Onde é a tua igreja? II

Parábola do grão de mostarda, Van Gogh
Uma segunda intenção que se esconde por trás dessa pergunta é saber se a minha igreja pertence ao mundo real ou se é mais uma das abstrações apocalípticas com que certos cristãos imaginam ter comunhão. Esta é uma pergunta capciosa, cuja resposta pode de imediato excluir qualquer possibilidade de uma pessoa com escrúpulos e algum senso de indignação vir a por seus pés nela um dia. Essa pergunta se apresenta também como uma forma de triagem, da qual as pessoas se valem pela necessidade de determinar o grau de atenção e seriedade que nos serão dispensados dali para frente.

Não vamos nos iludir pensando que estes “evangélicos” que assim se apresentam constituem-se em mais um dos sinais flagrantes que nos apontam para o breve fim dos tempos. Eles ainda não são exatamente os tais espíritos enganadores que Paulo, Pedro, João Tiago e os profetas denunciaram com tanta veemência na Bíblia. Está na cara que eles só enganam a si mesmos e a alguns poucos mal intencionados.

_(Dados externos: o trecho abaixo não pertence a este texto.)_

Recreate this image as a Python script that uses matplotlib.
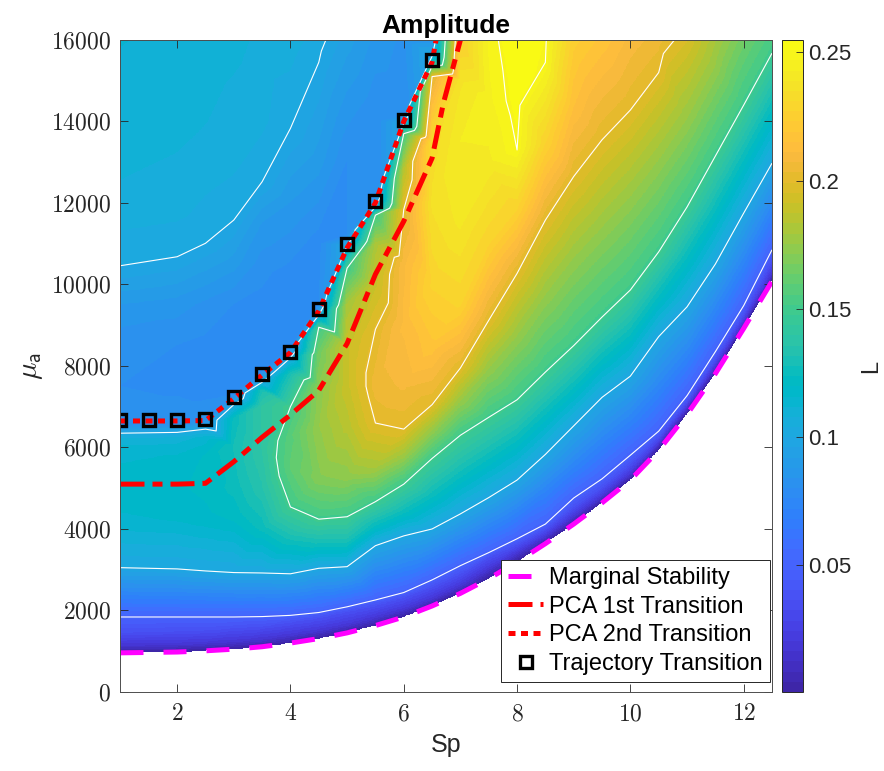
import numpy as np
import matplotlib
matplotlib.use('Agg')
import matplotlib.pyplot as plt
import matplotlib.tri as mtri
from matplotlib.colors import ListedColormap
from matplotlib.ticker import FuncFormatter

plt.rcParams['font.family'] = ['Liberation Sans', 'DejaVu Sans']
plt.rcParams['mathtext.fontset'] = 'cm'

MU_TOP = 16000

# Marginal stability boundary (L = 0 along it, nothing below)
ms_sp = [1, 2, 2.5, 3, 3.5, 4, 4.5, 5, 5.5, 6, 6.5, 7, 7.5, 8, 8.5, 9, 9.5, 10, 10.5, 11, 11.5, 12, 12.5]
ms_mu = [960, 980, 1010, 1050, 1110, 1200, 1310, 1450, 1630, 1840, 2110, 2420, 2780, 3190, 3640, 4120,
         4640, 5200, 5930, 6810, 7810, 8920, 10080]

# PCA transitions
pca1_sp = [1, 2, 2.5, 3, 3.5, 4, 4.5, 5, 5.5, 6, 6.5, 6.7, 7.0]
pca1_mu = [5100, 5100, 5120, 5650, 6250, 6800, 7400, 8550, 10250, 11550, 13100, 14450, 16000]
pca2_sp = [1, 1.5, 2, 2.5, 3, 3.5, 4, 4.5, 5, 5.5, 6, 6.5, 6.57]
pca2_mu = [6650, 6650, 6650, 6660, 7200, 7780, 8330, 9350, 10900, 12000, 14000, 15450, 16000]

# Trajectory transition points
traj_sp = [1, 1.5, 2, 2.5, 3, 3.5, 4, 4.5, 5, 5.5, 6, 6.5]
traj_mu = [6675, 6675, 6675, 6700, 7240, 7800, 8340, 9400, 10990, 12050, 14040, 15510]

# Amplitude L sampled along the same Sp columns as the boundary (knots above it)
field_mu = [
    [1150, 1450, 1840, 3050, 4200, 5000, 5800, 6200, 6350, 6550, 7500, 8500, 9500, 10460, 12000, 14000, 16000],
    [1170, 1470, 1840, 3020, 4200, 5000, 5800, 6200, 6370, 6560, 7500, 8500, 9500, 10680, 12000, 14000, 16000],
    [1200, 1500, 1840, 2970, 4200, 5000, 5800, 6250, 6450, 6650, 7500, 8500, 9500, 10500, 11010, 12500, 14000, 16000],
    [1240, 1550, 1840, 2930, 4200, 5000, 6000, 6700, 7050, 7300, 8500, 9500, 10500, 11580, 13000, 14500, 16000],
    [1300, 1600, 1850, 2920, 4000, 5000, 6000, 7000, 7400, 7600, 7850, 9000, 10500, 11500, 12520, 14000, 16000],
    [1390, 1700, 1880, 2900, 3800, 4540, 5500, 6300, 7000, 7800, 8200, 8450, 10000, 12000, 13830, 16000],
    [1500, 1800, 1950, 3035, 3700, 4240, 5200, 6500, 7500, 8300, 8950, 9250, 9500, 11000, 13000, 15450, 16000],
    [1640, 1950, 2090, 3075, 3700, 4300, 5200, 6500, 7500, 8500, 9500, 10400, 10950, 11200, 13000, 16000],
    [1820, 2100, 2258, 3590, 4100, 4670, 5500, 6600, 7500, 8900, 10000, 11000, 11700, 11900, 12200, 14000, 16000],
    [2020, 2300, 2440, 3830, 4400, 5100, 5800, 6450, 7500, 9000, 10500, 11840, 12800, 13700, 13950, 14200, 16000],
    [2280, 2560, 2750, 4000, 4800, 5730, 6400, 7050, 8500, 10000, 12000, 13500, 15100, 15350, 15600, 16000],
    [2600, 2880, 3100, 4370, 5300, 6300, 7100, 7950, 9500, 11500, 13500, 15000, 16000],
    [3010, 3280, 3420, 4770, 5750, 6740, 7900, 9120, 11000, 13000, 14500, 16000],
    [3400, 3600, 3760, 5200, 6200, 7170, 8700, 10270, 11800, 13300, 14500, 16000],
    [3800, 3980, 4120, 5000, 5830, 6850, 7850, 9700, 11580, 13500, 15450, 16000],
    [4300, 4520, 4760, 5600, 6530, 7500, 8500, 10600, 12650, 14300, 16000],
    [4790, 5000, 5230, 6200, 7230, 8200, 9200, 11350, 13550, 16000],
    [5340, 5570, 5810, 6750, 7750, 8800, 9865, 12100, 14280, 16000],
    [6070, 6230, 6400, 7520, 8720, 9750, 10800, 13000, 15200, 16000],
    [6950, 7100, 7270, 8330, 9450, 10700, 11900, 14000, 16000],
    [7960, 8150, 8350, 9400, 10500, 11850, 13150, 15300, 16000],
    [9050, 9250, 9480, 10600, 11750, 13100, 14400, 16000],
    [10250, 10550, 10850, 11900, 12975, 14350, 15674, 16000],
]
field_L = [
    [.018, .036, .05, .10, .115, .118, .115, .11, .10, .083, .08, .081, .088, .10, .107, .11, .112],
    [.018, .036, .05, .10, .116, .119, .116, .11, .10, .083, .079, .08, .086, .10, .106, .109, .111],
    [.018, .036, .05, .10, .118, .121, .12, .113, .10, .083, .078, .079, .083, .094, .10, .105, .108, .11],
    [.018, .036, .05, .10, .12, .125, .128, .125, .10, .08, .077, .08, .09, .10, .105, .107, .109],
    [.018, .036, .05, .10, .125, .135, .14, .14, .13, .10, .08, .077, .082, .088, .10, .105, .107],
    [.018, .036, .05, .10, .13, .15, .16, .158, .15, .13, .10, .08, .077, .088, .10, .106],
    [.018, .036, .05, .10, .13, .15, .17, .175, .172, .165, .15, .10, .08, .078, .09, .10, .102],
    [.018, .036, .05, .10, .13, .15, .172, .185, .19, .19, .18, .15, .10, .08, .08, .094],
    [.018, .036, .05, .10, .125, .15, .18, .20, .205, .20, .19, .18, .15, .10, .08, .08, .087],
    [.018, .036, .05, .10, .125, .15, .178, .20, .208, .212, .21, .20, .185, .15, .10, .08, .083],
    [.018, .036, .05, .10, .125, .15, .175, .20, .218, .228, .236, .232, .20, .15, .10, .085],
    [.018, .036, .05, .10, .125, .15, .175, .20, .228, .24, .243, .238, .225],
    [.018, .036, .05, .10, .125, .15, .175, .20, .228, .242, .246, .2475],
    [.018, .036, .05, .10, .125, .15, .175, .20, .227, .25, .2525, .2549],
    [.018, .036, .05, .075, .10, .125, .15, .175, .20, .228, .25, .251],
    [.018, .036, .05, .075, .10, .125, .15, .175, .20, .215, .225],
    [.018, .036, .05, .075, .10, .125, .15, .175, .20, .218],
    [.018, .036, .05, .075, .10, .125, .15, .175, .20, .21],
    [.018, .036, .05, .075, .10, .125, .15, .175, .20, .205],
    [.018, .036, .05, .075, .10, .125, .15, .175, .196],
    [.018, .036, .05, .075, .10, .125, .15, .175, .18],
    [.018, .036, .05, .075, .10, .125, .15, .165],
    [.018, .036, .05, .075, .10, .125, .15, .153],
]
contour_levels = [0.05, 0.10, 0.15, 0.20, 0.25]
cbar_ticks = [0.05, 0.10, 0.15, 0.20, 0.25]
cbar_labels = ['0.05', '0.1', '0.15', '0.2', '0.25']

parula = ListedColormap([
    [0.2422, 0.1504, 0.6603], [0.2504, 0.1650, 0.7076], [0.2578, 0.1818, 0.7511], [0.2647, 0.1978, 0.7952],
    [0.2706, 0.2147, 0.8364], [0.2751, 0.2342, 0.8710], [0.2783, 0.2559, 0.8991], [0.2803, 0.2782, 0.9221],
    [0.2813, 0.3006, 0.9414], [0.2810, 0.3228, 0.9579], [0.2795, 0.3447, 0.9717], [0.2760, 0.3667, 0.9829],
    [0.2699, 0.3892, 0.9906], [0.2602, 0.4123, 0.9952], [0.2440, 0.4358, 0.9988], [0.2206, 0.4603, 0.9973],
    [0.1963, 0.4847, 0.9892], [0.1834, 0.5074, 0.9798], [0.1786, 0.5289, 0.9682], [0.1764, 0.5499, 0.9520],
    [0.1687, 0.5703, 0.9359], [0.1540, 0.5902, 0.9218], [0.1460, 0.6091, 0.9079], [0.1380, 0.6276, 0.8973],
    [0.1248, 0.6459, 0.8883], [0.1113, 0.6635, 0.8763], [0.0952, 0.6798, 0.8598], [0.0689, 0.6948, 0.8394],
    [0.0297, 0.7082, 0.8163], [0.0036, 0.7203, 0.7917], [0.0067, 0.7312, 0.7660], [0.0433, 0.7411, 0.7394],
    [0.0964, 0.7500, 0.7120], [0.1408, 0.7584, 0.6842], [0.1717, 0.7670, 0.6554], [0.1938, 0.7758, 0.6251],
    [0.2161, 0.7843, 0.5923], [0.2470, 0.7918, 0.5567], [0.2906, 0.7973, 0.5188], [0.3406, 0.8008, 0.4789],
    [0.3909, 0.8029, 0.4354], [0.4456, 0.8024, 0.3909], [0.5044, 0.7993, 0.3480], [0.5616, 0.7942, 0.3045],
    [0.6174, 0.7876, 0.2612], [0.6720, 0.7793, 0.2227], [0.7242, 0.7698, 0.1910], [0.7738, 0.7598, 0.1646],
    [0.8203, 0.7498, 0.1535], [0.8634, 0.7406, 0.1596], [0.9035, 0.7330, 0.1774], [0.9393, 0.7288, 0.2100],
    [0.9728, 0.7298, 0.2394], [0.9956, 0.7434, 0.2371], [0.9970, 0.7659, 0.2199], [0.9952, 0.7893, 0.2028],
    [0.9892, 0.8136, 0.1885], [0.9786, 0.8386, 0.1766], [0.9676, 0.8639, 0.1643], [0.9610, 0.8890, 0.1537],
    [0.9597, 0.9135, 0.1423], [0.9628, 0.9373, 0.1265], [0.9691, 0.9606, 0.1064], [0.9769, 0.9839, 0.0805],
], name='parula')

# knots per column: the boundary point first, then the samples above it
pts_sp, pts_mu, pts_L, pts_t, columns = [], [], [], [], []
for s, m0, mus, ls in zip(ms_sp, ms_mu, field_mu, field_L):
    col = []
    for m, l in zip([m0] + mus, [0.0] + ls):
        col.append(len(pts_sp))
        pts_sp.append(s)
        pts_mu.append(m)
        pts_L.append(l)
        pts_t.append((m - m0) / (MU_TOP - m0))  # relative height between boundary and top
    columns.append(col)

# stitch neighbouring columns into triangle strips by relative height
triangles = []
for a, b in zip(columns[:-1], columns[1:]):
    ia, ib = 0, 0
    while ia < len(a) - 1 or ib < len(b) - 1:
        if ib == len(b) - 1 or (ia < len(a) - 1 and pts_t[a[ia + 1]] <= pts_t[b[ib + 1]]):
            triangles.append([a[ia], a[ia + 1], b[ib]])
            ia += 1
        else:
            triangles.append([a[ia], b[ib + 1], b[ib]])
            ib += 1

pts_sp = np.array(pts_sp, float)
pts_mu = np.array(pts_mu, float)
pts_L = np.array(pts_L, float)
tri = mtri.Triangulation(pts_sp, pts_mu, triangles=np.array(triangles))
interp = mtri.LinearTriInterpolator(tri, pts_L)

nx, ny = 1100, 1100
gx = 1 + (np.arange(nx) + 0.5) * (11.5 / nx)
gy = (np.arange(ny) + 0.5) * (MU_TOP / ny)
GX, GY = np.meshgrid(gx, gy)
Z = interp(GX, GY)

fig = plt.figure(figsize=(8.84, 7.71), dpi=100)
ax = fig.add_axes([0.1363, 0.1025, 0.737, 0.8457])
cax = fig.add_axes([0.8846, 0.1025, 0.0238, 0.8457])

im = ax.imshow(Z, origin='lower', extent=[1, 12.5, 0, MU_TOP], aspect='auto',
               cmap=parula, vmin=0.0005, vmax=0.2549, interpolation='nearest', zorder=1)
ax.tricontour(tri, pts_L, levels=contour_levels, colors='white', linewidths=0.8, zorder=2)

ax.plot(ms_sp, ms_mu, color=(1, 0, 1), lw=3.6, linestyle=(0, (4.6, 4.0)),
        label='Marginal Stability', zorder=3)
ax.plot(pca1_sp, pca1_mu, color='red', lw=3.6, linestyle=(0, (4.8, 1.6, 2.0, 1.6)),
        label='PCA 1st Transition', zorder=3)
ax.plot(pca2_sp, pca2_mu, color='red', lw=3.6, linestyle=(0, (1.4, 1.1)),
        label='PCA 2nd Transition', zorder=4)
ax.plot(traj_sp, traj_mu, linestyle='none', marker='s', ms=8.5, mfc='none', mec='black', mew=2.4,
        label='Trajectory Transition', zorder=5)

ax.set_xlim(1, 12.5)
ax.set_ylim(0, MU_TOP)
ax.set_xticks([2, 4, 6, 8, 10, 12])
ax.set_yticks(np.arange(0, MU_TOP + 1, 2000))
tex_int = FuncFormatter(lambda v, p: f'${int(round(v))}$')
ax.xaxis.set_major_formatter(tex_int)
ax.yaxis.set_major_formatter(tex_int)
ax.tick_params(direction='in', top=True, right=True, length=5.5, width=0.6,
               color='#262626', labelcolor='#262626', labelsize=17)
ax.tick_params(axis='x', pad=8)
ax.tick_params(axis='y', pad=7)
for sp in ax.spines.values():
    sp.set_color('#4d4d4d')
    sp.set_linewidth(0.7)
    sp.set_zorder(6)

ax.set_xlabel('Sp', fontsize=18, color='#262626', labelpad=6)
ax.set_ylabel(r'$\mu_{\mathsf{a}}$', fontsize=21, color='#262626', labelpad=4)
ax.set_title('Amplitude', fontsize=19, fontweight='bold', pad=5)

leg = ax.legend(loc='lower right', bbox_to_anchor=(0.997, 0.0153), borderaxespad=0,
                fontsize=17, frameon=True, fancybox=False, framealpha=1,
                edgecolor='#262626', borderpad=0.3, labelspacing=0.28,
                handlelength=1.5, handletextpad=0.25)
leg.get_frame().set_linewidth(0.7)

cbar = fig.colorbar(im, cax=cax, ticks=cbar_ticks)
cbar.set_ticklabels(cbar_labels)
cax.tick_params(direction='in', length=5, width=0.6, color='#262626', labelcolor='#262626',
                labelsize=16, pad=4)
cbar.outline.set_edgecolor('#262626')
cbar.outline.set_linewidth(0.7)
cbar.set_label('L', fontsize=17, color='#262626', labelpad=6)

fig.savefig('out.png', dpi=100)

No tempo de Jesus, o que mais se via nas praças e na periferia das cidades judaicas eram pessoas se autoproclamando Messias Salvadores de Israel. Este, embora não aponte para o Apocalipse, segundo a Bíblia, é um forte indício de que as coisas por aqui não andam nada bem, que autoridades constituídas não estão sendo honestas em seus governos, que não está se fazendo justiça aos necessitados e que a igreja não está exercendo a sua voz profética contra tudo o que está acontecendo. Não faz muito tempo, numa meditação chamada Cana quebrada, eu falei das diferentes lutas que são travadas em nosso mundo atual. Falei que a luta da igreja é diferente das lutas de classe que estamos acostumados a ver nas ruas e nas televisões. Mas não disse que a nossa luta pela implantação definitiva do Reino de Deus nos exclui da responsabilidade para com as pessoas que estão reivindicando um mundo melhor para todos.

Se alguém ainda nutre a ilusão de que Deus está preparando um mundo todo “zerado” para que os salvos vivam eternamente em glória, desista dela, porque o mundo que Deus amou com tal intensidade a ponto de entregar seu Filho Unigênito é esse aqui. Se existe uma igreja a qual Jesus amou e que por ela se entregou voluntariamente a ponto de fazer dela a sua noiva, esta igreja é a de pé no chão. Não são os tabernáculos dos santos eleitos e nem as hostes etéreas que mal tocam a superfície da Terra. Essas não precisam de um Cordeiro de Deus, e sim de um ser tão inatingível quanto elas.

A minha igreja, com certeza, não é a igreja de Deus, mesmo porque Deus não tem igreja. Ela não é a comunhão irrestrita dos santos. Se já foi um dia, deixou de ser no momento em que me filiei a ela. Por isso é importante que as pessoas conheçam Jesus pelo que ele representa na nossa fé. Diz assim um hino antigo:
Este nome leva sempre
Para bem te defender
Ele é arma ao teu alcance
Quando o mal te aparecer.

Não foi por mero acaso que Deus prescreveu entre os mandamentos um que fazia imperativa a proibição do uso indevido do seu nome. As manifestações humanas que levam o nome de Deus precisam ter a consciência do compromisso indissolúvel que têm com este nome. Quando nos apresentamos como pastores ou membros de uma igreja, e se existe por trás disso uma tentativa de alusão ao nome de Jesus, o Cristo, tenhamos a certeza de que não será o tamanho do templo ou do rol que dará credibilidade à nossa apresentação. Será sim o compromisso com a verdade do evangelho, que desde tempos remotíssimos nos tenta passar a realidade de um Reino que não é um tesouro a olhos vistos, mas que está escondido em algum lugar. Que nasce pequeno como um grão de mostarda, mas que pela sua presença e participação neste mundo vem a se tornar uma imensa árvore aonde as aves do céu vêm fazer os seus ninhos.